A Perl-based crawler monitors Web site availability and constantly connects to the affiliates to check if certain files are present. The time stamp on the files is also checked to make sure the mirroring is complete. A MySQL database is updated with site status.
“We have redundancy built into the network. By definition, our network is the ultimate redundancy because all of our content is on hundreds of Web servers around the world,” Weir said.
According to Forrester’s Howe, the most common cause of Web downtime is operation issues, not the more commonly reported attacks by crackers. Well-designed sites have multiple data centres and no single points of failure, he said.

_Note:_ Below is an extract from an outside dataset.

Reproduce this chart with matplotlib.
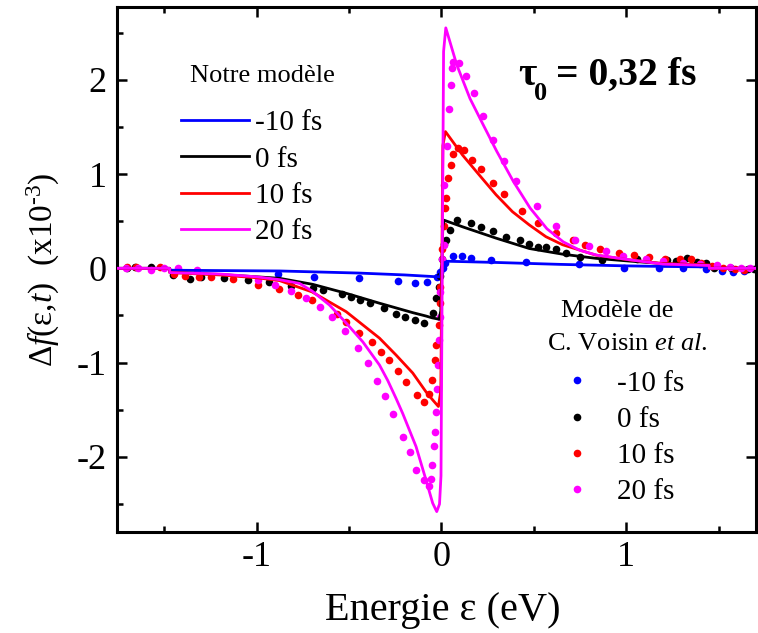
import numpy as np
import matplotlib
matplotlib.use("Agg")
import matplotlib.pyplot as plt
from matplotlib.ticker import MultipleLocator

plt.rcParams['font.family'] = ['Liberation Serif', 'DejaVu Serif']
plt.rcParams['mathtext.fontset'] = 'custom'
plt.rcParams['mathtext.rm'] = 'Liberation Serif'
plt.rcParams['mathtext.it'] = 'Liberation Serif:italic'
plt.rcParams['mathtext.bf'] = 'Liberation Serif:bold'
plt.rcParams['axes.unicode_minus'] = False

delays = ['-10 fs', '0 fs', '10 fs', '20 fs']
colors = ['#0000ff', '#000000', '#ff0000', '#ff00ff']

# --- Notre modele (solid lines) ---
blue_line_x = [-1.758, -1.47, -1.47, -1.2, -0.876, -0.45, -0.2, -0.03, -0.008, 0.005, 0.034,
               0.3, 0.64, 1.0, 1.2, 1.45, 1.45, 1.70]
blue_line_y = [0, 0, -0.02, -0.024, -0.028, -0.05, -0.07, -0.089, -0.09, 0.05, 0.075,
               0.062, 0.042, 0.026, 0.02, 0.015, 0, 0]

black_line_x = [-1.758, -1.47, -1.47, -1.2, -1.0, -0.876, -0.696, -0.515, -0.335, -0.155, -0.083,
                -0.05, -0.012, -0.003, 0.008, 0.015, 0.115, 0.296, 0.476, 0.656, 0.836, 1.016,
                1.2, 1.45, 1.45, 1.70]
black_line_y = [0, 0, -0.04, -0.065, -0.09, -0.106, -0.17, -0.265, -0.37, -0.47, -0.506,
                -0.525, -0.54, -0.45, 0.45, 0.51, 0.44, 0.32, 0.21, 0.15, 0.106, 0.077,
                0.05, 0.035, 0, 0]

red_line_x = [-1.758, -1.47, -1.47, -1.2, -1.0, -0.876, -0.7, -0.515, -0.425, -0.335, -0.245,
              -0.155, -0.083, -0.045, -0.016, -0.003, 0.008, 0.022, 0.115, 0.205, 0.296, 0.385,
              0.476, 0.566, 0.656, 0.836, 1.016, 1.2, 1.45, 1.45, 1.70]
red_line_y = [0, 0, -0.045, -0.07, -0.10, -0.13, -0.25, -0.46, -0.60, -0.74, -0.92,
              -1.11, -1.31, -1.40, -1.465, -1.3, 1.3, 1.45, 1.20, 0.99, 0.78, 0.60,
              0.46, 0.335, 0.25, 0.14, 0.09, 0.05, 0.035, 0, 0]

magenta_line_x = [-1.758, -1.47, -1.47, -1.2, -1.0, -0.876, -0.768, -0.7, -0.605, -0.515, -0.425,
                  -0.335, -0.29, -0.245, -0.209, -0.137, -0.083, -0.047, -0.025, -0.01, -0.002,
                  0.012, 0.024, 0.083, 0.155, 0.227, 0.30, 0.39, 0.48, 0.571, 0.66, 0.751,
                  0.841, 1.022, 1.2, 1.45, 1.45, 1.70]
magenta_line_y = [0, 0, -0.045, -0.06, -0.09, -0.12, -0.16, -0.24, -0.39, -0.58, -0.78,
                  -1.025, -1.19, -1.38, -1.54, -1.89, -2.245, -2.49, -2.58, -2.5, -2.2,
                  2.3, 2.55, 2.16, 1.80, 1.52, 1.24, 0.92, 0.64, 0.42, 0.28, 0.19,
                  0.14, 0.09, 0.045, 0.03, 0, 0]

# --- Modele de C. Voisin et al. (dots) ---
blue_dot_x = [-0.885, -0.69, -0.445, -0.233, -0.142, -0.076, -0.022, -0.005, 0.008, 0.02,
              0.063, 0.11, 0.159, 0.27, 0.456, 0.744, 0.99, 1.18, 1.31, 1.43, 1.52, 1.58, 1.64]
blue_dot_y = [-0.065, -0.09, -0.098, -0.135, -0.158, -0.142, -0.089, -0.04, 0.0, 0.06,
              0.134, 0.134, 0.112, 0.088, 0.07, 0.042, 0.005, 0.0, 0.0, -0.01, -0.03, -0.04, -0.03]

black_dot_x = [-1.70, -1.66, -1.57, -1.45, -1.36, -1.30, -1.175, -1.045, -0.935, -0.813,
               -0.696, -0.64, -0.54, -0.49, -0.44, -0.385, -0.31, -0.245, -0.195, -0.14,
               -0.095, -0.046, -0.03, -0.012, -0.005, 0.006, 0.014, 0.025, 0.048, 0.083,
               0.159, 0.216, 0.278, 0.352, 0.424, 0.476, 0.525, 0.565, 0.621, 0.676, 0.749,
               0.872, 1.061, 1.22, 1.269, 1.33, 1.386, 1.431, 1.473, 1.567, 1.657, 1.69]
black_dot_y = [0.0, 0.01, 0.015, -0.07, -0.11, -0.095, -0.106, -0.12, -0.15, -0.188,
               -0.212, -0.23, -0.276, -0.30, -0.333, -0.371, -0.424, -0.483, -0.52, -0.55,
               -0.577, -0.47, -0.32, -0.2, -0.08, 0.1, 0.254, 0.30, 0.406, 0.512,
               0.484, 0.441, 0.396, 0.335, 0.30, 0.254, 0.229, 0.229, 0.20, 0.165, 0.117,
               0.088, 0.099, 0.088, 0.077, 0.106, 0.07, 0.053, 0.0, 0.0, -0.01, -0.01]

red_dot_x = [-1.70, -1.65, -1.525, -1.447, -1.39, -1.313, -1.245, -1.128, -0.992, -0.88,
             -0.777, -0.70, -0.567, -0.517, -0.443, -0.378, -0.328, -0.284, -0.236, -0.194,
             -0.13, -0.094, -0.068, -0.052, -0.034, -0.028, -0.013, -0.01, -0.006, 0.006,
             0.016, 0.02, 0.027, 0.038, 0.052, 0.064, 0.088, 0.122, 0.168, 0.216, 0.28,
             0.341, 0.435, 0.525, 0.621, 0.71, 0.78, 0.858, 0.962, 1.04, 1.124, 1.209,
             1.292, 1.353, 1.404, 1.467, 1.526, 1.588, 1.638]
red_dot_y = [0.01, 0.01, 0.01, -0.06, -0.082, -0.089, -0.095, -0.117, -0.18, -0.223,
             -0.285, -0.34, -0.48, -0.566, -0.684, -0.78, -0.888, -0.972, -1.089, -1.205,
             -1.34, -1.415, -1.33, -1.185, -0.972, -0.813, -0.6, -0.37, -0.2, 0.2,
             0.45, 0.636, 0.75, 0.954, 1.10, 1.21, 1.28, 1.26, 1.15, 1.05, 0.905,
             0.788, 0.611, 0.484, 0.371, 0.303, 0.25, 0.201, 0.166, 0.141, 0.123, 0.095,
             0.095, 0.095, 0.06, 0.025, 0.0, -0.01, -0.018]

magenta_dot_x = [-1.705, -1.64, -1.57, -1.50, -1.425, -1.325, -0.99, -0.90, -0.815, -0.735,
                 -0.659, -0.59, -0.522, -0.45, -0.396, -0.348, -0.305, -0.26, -0.21, -0.172,
                 -0.138, -0.094, -0.066, -0.055, -0.048, -0.04, -0.033, -0.027, -0.022,
                 -0.017, -0.013, -0.009, -0.005, 0.006, 0.012, 0.016, 0.03, 0.044, 0.05,
                 0.057, 0.065, 0.097, 0.135, 0.178, 0.228, 0.28, 0.337, 0.402, 0.518, 0.621,
                 0.721, 0.798, 0.892, 0.982, 1.11, 1.20, 1.308, 1.40, 1.494, 1.56, 1.62, 1.67]
magenta_dot_y = [0.0, 0.0, -0.018, 0.0, 0.0, -0.02, -0.124, -0.18, -0.24, -0.31,
                 -0.41, -0.513, -0.668, -0.84, -1.0, -1.2, -1.355, -1.545, -1.79, -1.953,
                 -2.135, -2.245, -2.309, -2.23, -2.09, -1.884, -1.733, -1.525, -1.28,
                 -1.025, -0.76, -0.513, -0.25, 0.1, 0.25, 0.88, 1.3, 1.69, 1.94,
                 2.12, 2.19, 2.175, 2.04, 1.86, 1.613, 1.364, 1.14, 0.928, 0.66, 0.45,
                 0.296, 0.232, 0.187, 0.13, 0.097, 0.076, 0.053, 0.045, 0.035, 0.01, 0.008, 0.005]

line_xs = [blue_line_x, black_line_x, red_line_x, magenta_line_x]
line_ys = [blue_line_y, black_line_y, red_line_y, magenta_line_y]
dot_xs = [blue_dot_x, black_dot_x, red_dot_x, magenta_dot_x]
dot_ys = [blue_dot_y, black_dot_y, red_dot_y, magenta_dot_y]

W, H = 758, 633
fig = plt.figure(figsize=(W / 100, H / 100), dpi=100)
ax = fig.add_axes([116.5 / W, 1 - 531.7 / H, 639 / W, 524.4 / H])

dot_handles = []
for x, y, c, lab in zip(dot_xs, dot_ys, colors, delays):
    h, = ax.plot(x, y, 'o', color=c, ms=5.5, mew=0, linestyle='none', label=lab, zorder=2)
    dot_handles.append(h)

line_handles = []
for x, y, c, lab in zip(line_xs, line_ys, colors, delays):
    h, = ax.plot(x, y, '-', color=c, lw=2.0, label=lab, zorder=3)
    line_handles.append(h)

ax.set_xlim(-1.758, 1.70)
ax.set_ylim(-2.793, 2.768)
ax.xaxis.set_major_locator(MultipleLocator(1))
ax.xaxis.set_minor_locator(MultipleLocator(0.5))
ax.yaxis.set_major_locator(MultipleLocator(1))
ax.yaxis.set_minor_locator(MultipleLocator(0.5))

for s in ax.spines.values():
    s.set_linewidth(2.2)
ax.tick_params(which='both', direction='in', top=True, right=True, width=1.8, labelsize=26, pad=7)
ax.tick_params(which='major', length=7)
ax.tick_params(which='minor', length=4.5)
ax.tick_params(which='minor', axis='y', right=False)

ax.set_xlabel('Energie ε (eV)', fontsize=29)
ax.xaxis.set_label_coords(0.51, -0.115)
ax.set_ylabel('Δ$f$(ε,$t$)  (x10$^{\u20103}$)', fontsize=24)
ax.yaxis.set_label_coords(-0.085, 0.5)

leg1 = ax.legend(handles=line_handles, loc='upper left', bbox_to_anchor=(0.101, 0.804),
                 frameon=False, fontsize=21, borderpad=0, borderaxespad=0,
                 handlelength=2.33, handletextpad=0.2, labelspacing=0.335)
ax.add_artist(leg1)
ax.legend(handles=dot_handles, loc='upper left', bbox_to_anchor=(0.675, 0.308),
          frameon=False, fontsize=21, borderpad=0, borderaxespad=0, numpoints=1,
          handlelength=2.0, handletextpad=0.37, labelspacing=0.335)

ax.text(0.228, 0.858, 'Notre modèle', transform=ax.transAxes, fontsize=19,
        ha='center', va='baseline')
ax.text(0.7833, 0.41, 'Modèle de', transform=ax.transAxes, fontsize=19,
        ha='center', va='baseline')
ax.text(0.799, 0.3465, 'C. Voisin $\\mathit{et\\ al}$.', transform=ax.transAxes, fontsize=19,
        ha='center', va='baseline')
# tau_0 annotation, subscript placed by hand to sit low like the original
ax.text(0.6283, 0.8518, 'τ', transform=ax.transAxes, fontsize=28.5,
        fontweight='bold', ha='left', va='baseline')
ax.text(0.6534, 0.8232, '0', transform=ax.transAxes, fontsize=19,
        fontweight='bold', ha='left', va='baseline')
ax.text(0.6873, 0.8518, '= 0,32 fs', transform=ax.transAxes, fontsize=28.5,
        fontweight='bold', ha='left', va='baseline')

fig.savefig('out.png', dpi=100)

“They run over 300 servers just to ensure that if any one server goes down, the others can pick up the slack. They run a tiered architecture whereby they’ve got separate servers for the Web site and then separate servers for transactions and separate servers for databases,” he continued.
Sites should also be designed for fail-overs so geographical issues, such as tornadoes in Kansas, don’t bring down the site.
But it’s also possible to go too far.
“Once you get past the three nines, 99.9 per cent availability, you’re reaching the point where you’re spending more on infrastructure than the additional revenue that you’re getting back. You get a cross-over point. If you take this to the absurd extreme – take the five nines, for example – you’re spending like $2,000 in infrastructure cost to get the next dollar’s-worth of revenue from uptime. You’ve reached the point of diminishing returns,” Howe said.
Tucows has hit what Howe would consider an ideal uptime – 99.9 per cent.